De son côté, Maël Virat, chercheur en psychologie, a pu observer des expériences réussies dans le champ du travail social, en lien avec l’implication personnelle des éducateurs de la protection judiciaire de la jeunesse et la qualité de la relation éducative. Non seulement les professionnels peuvent mobiliser des techniques inspirées d’une démarche spirituelle (méditation, yoga, arts martiaux…) mais, en s’appuyant sur les dispositions religieuses de certains adolescents, ils sont en mesure d’amorcer avec eux un travail visant à construire un projet de vie.

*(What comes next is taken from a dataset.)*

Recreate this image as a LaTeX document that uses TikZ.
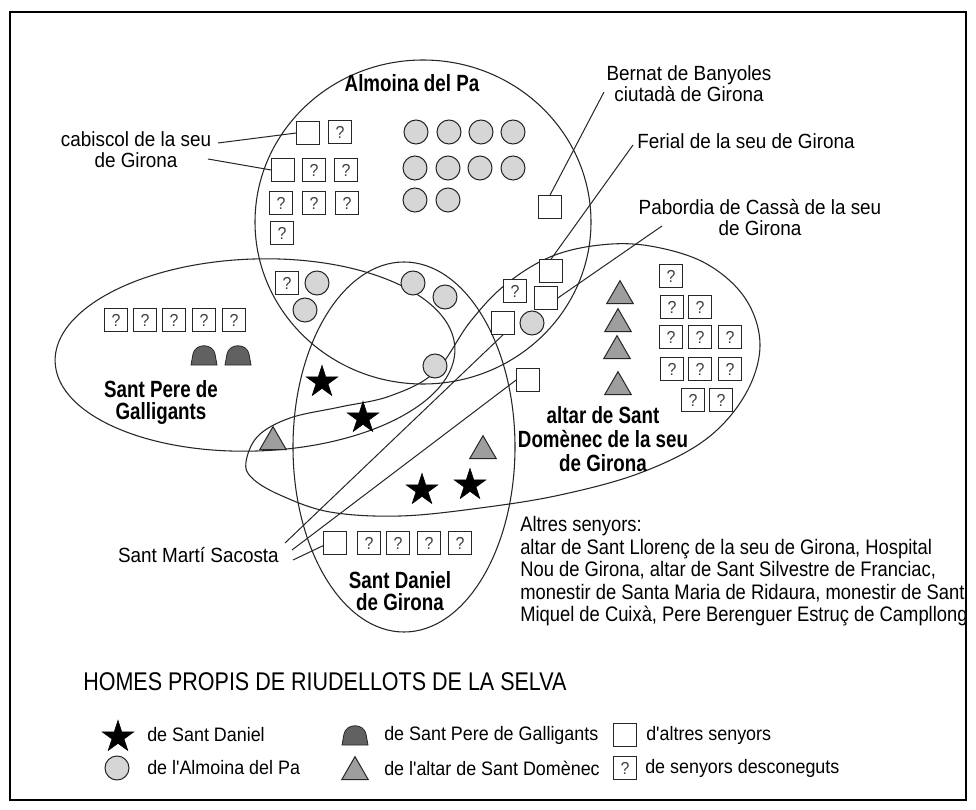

L’expérience des travailleurs sociaux d’autres pays peut-elle servir d’inspiration ?

Tout à fait. Des enquêtes menées en Amérique du Nord, en Suisse et dans les pays scandinaves font état, dans le champ du soin et du travail social, de possibles améliorations du bien-être des personnes accompagnées grâce à une meilleure prise en compte des effets thérapeutiques de la spiritualité. Un lien a été mis en évidence chez les adolescents par une augmentation de la réussite scolaire, de l’engagement civique et de la santé psychologique. Mais aussi à travers une réduction des délits et de la consommation de drogues. Des recherches plus spécifiques portant sur des popu­lations d’adolescents ou d’adultes en situation de délinquance indiquent même un rôle positif de la spiritualité dans le processus de « désistance », qui désigne l’ensemble des facteurs positifs contribuant à la sortie de délinquance.

Moins inhibés qu’en France, où le principe de laïcité est brandi pour faire obstacle à une meilleure considération des convictions religieuses, beaucoup de pays ont mis en place, dans le cadre du soin à autrui, des coopérations avec les institutions religieuses pour accompagner les publics vulnérables qui le souhaitent, comme les personnes en fin de vie ou les décrocheurs scolaires.